Montreal (AFP) – The Montreal daily La Presse, after ending its 134 year-old print edition and going digital, said on Tuesday it will become a non-profit entity reliant on donations and government support.
In doing so, the country’s leading French-language newspaper declared the for-profit business model in the media sector a failure, after decades of plummeting subscriptions and advertising revenues.
The newspaper will also severe ties with the powerful Desmarais family, which has interests in oil company Total and buildings material maker LafargeHolcim.
The family will provide a parting donation of Can$50 million (US$42 million) to the newspaper to help it find its new footing.
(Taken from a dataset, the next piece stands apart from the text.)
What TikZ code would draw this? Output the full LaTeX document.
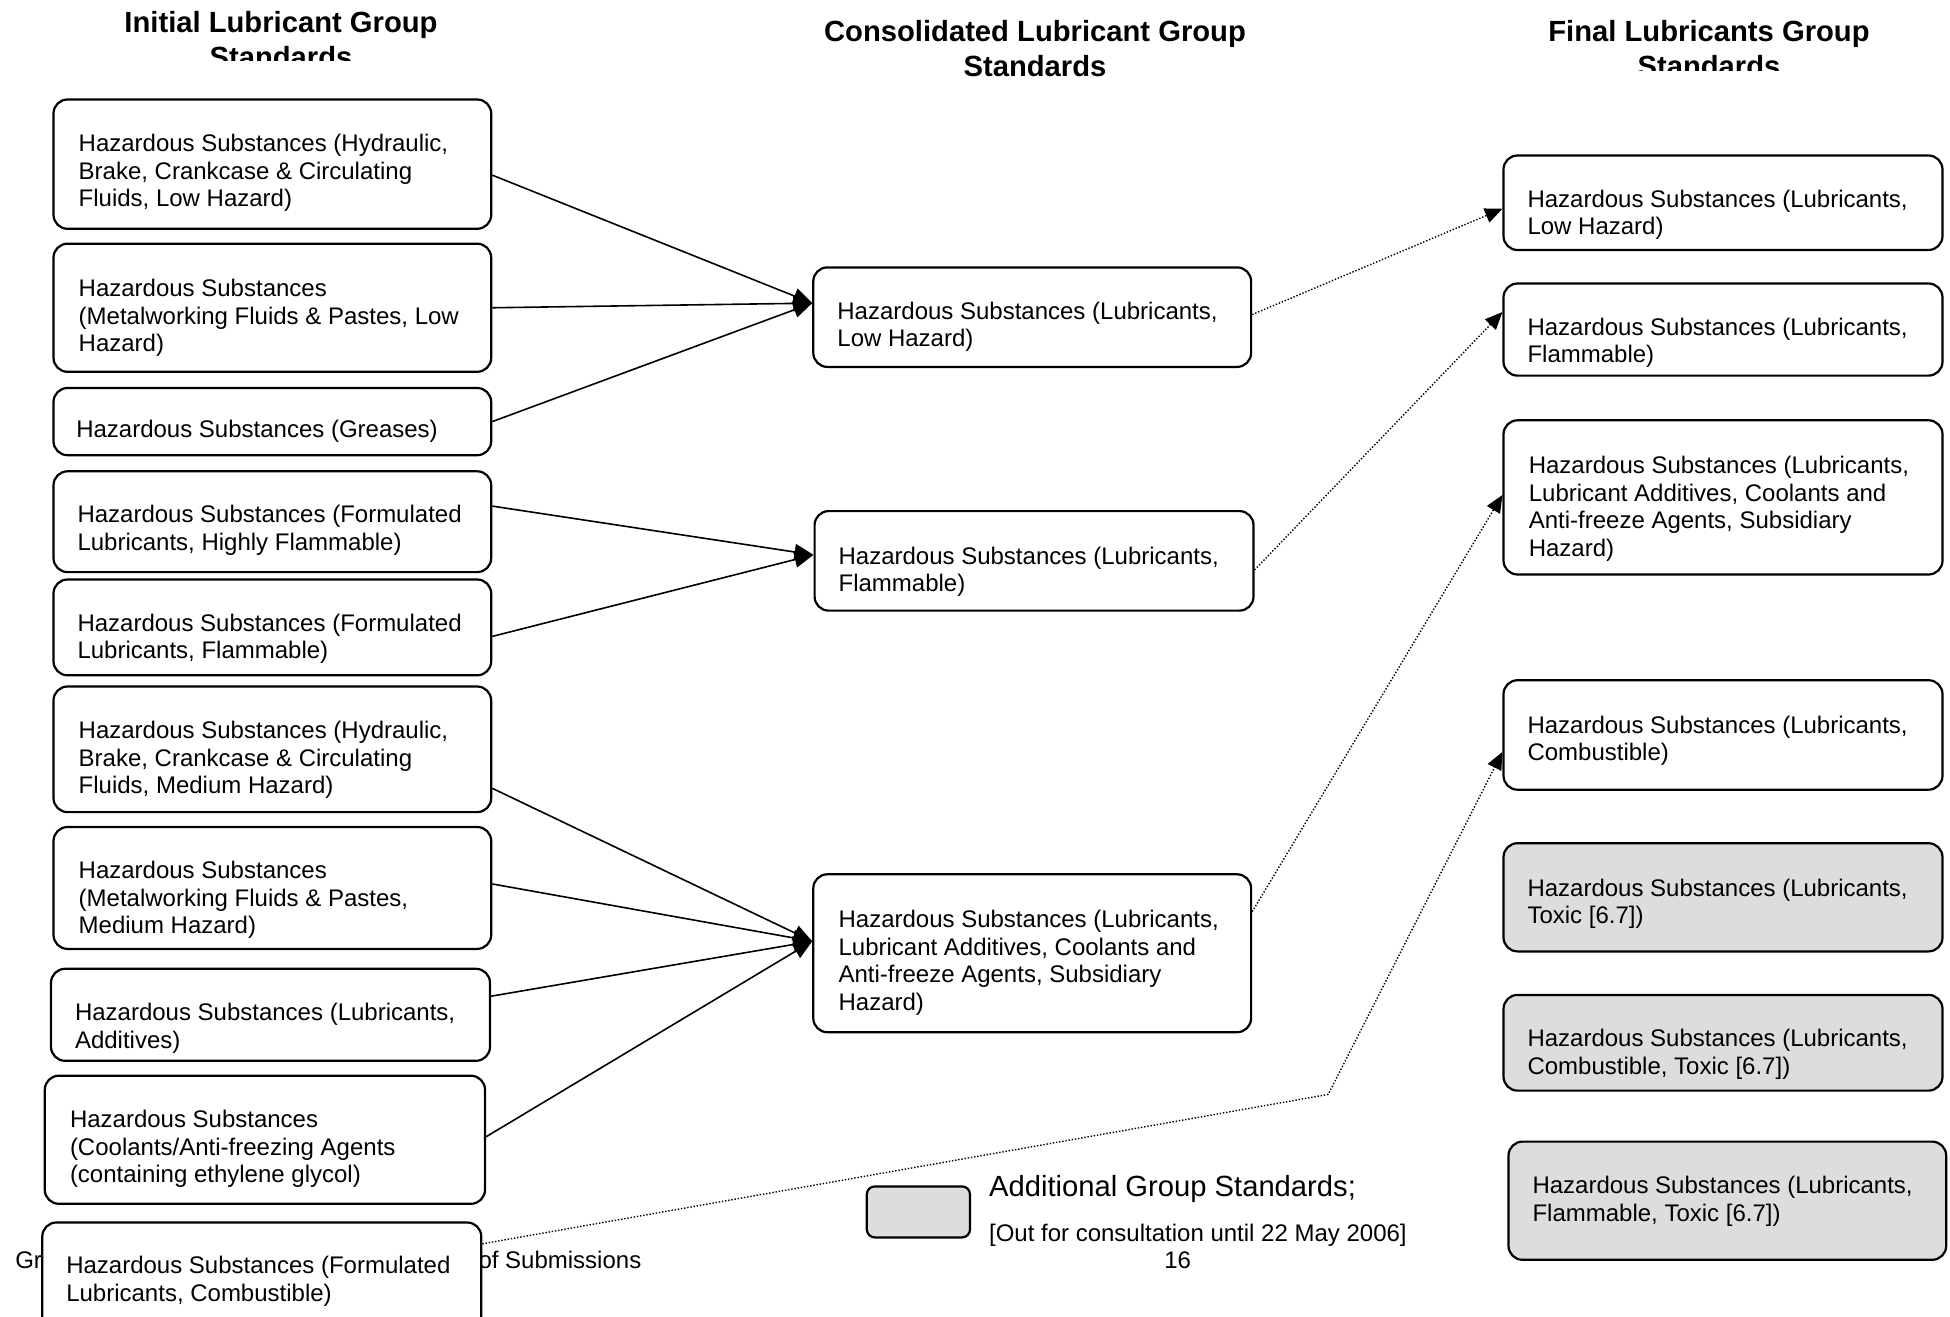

To be viable, La Presse is also counting on a boost from government tax incentives on “philanthropic concepts, in addition to direct aid,” the paper said.
Several US and European newspapers are set up as non-profits, with backing from wealthy foundations and donors bankrolling investigative and public interest journalism.
But in Canada, La Presse is the first major newspaper to adopt this template.
Canadian Heritage Minister Melanie Joly noted that the government earmarked Can$50 million in its last budget to support local journalism.
“We said in the 2018 budget that we are prepared to explore new models for media, including allowing philanthropic donations,” she said.
“Canadians are accessing information through different means and that’s creating a lot of pressure on our media sector. We know that also our media are innovating right now, so we want to continue our discussions (for) supporting local journalism.”
La Presse launched a tablet edition in the spring of 2013, and on January 1 stopped publishing its print edition for the first time since 1884.
Initially the paper had hoped to offer the tablet edition for free and rely exclusively on online advertising revenues.
But publisher Guy Creview said on Tuesday that it continues to lose money, even though it has 260,000 subscribers.
“We do not intend to return to a paying model,” La Presse president Pierre-Elliott Levasseur told a news conference.
Studies have shown, according to him, that at best 100,000 subscribers would be willing to pay Can$5 per month for a newspaper. “That would be devastating to our business,” he said.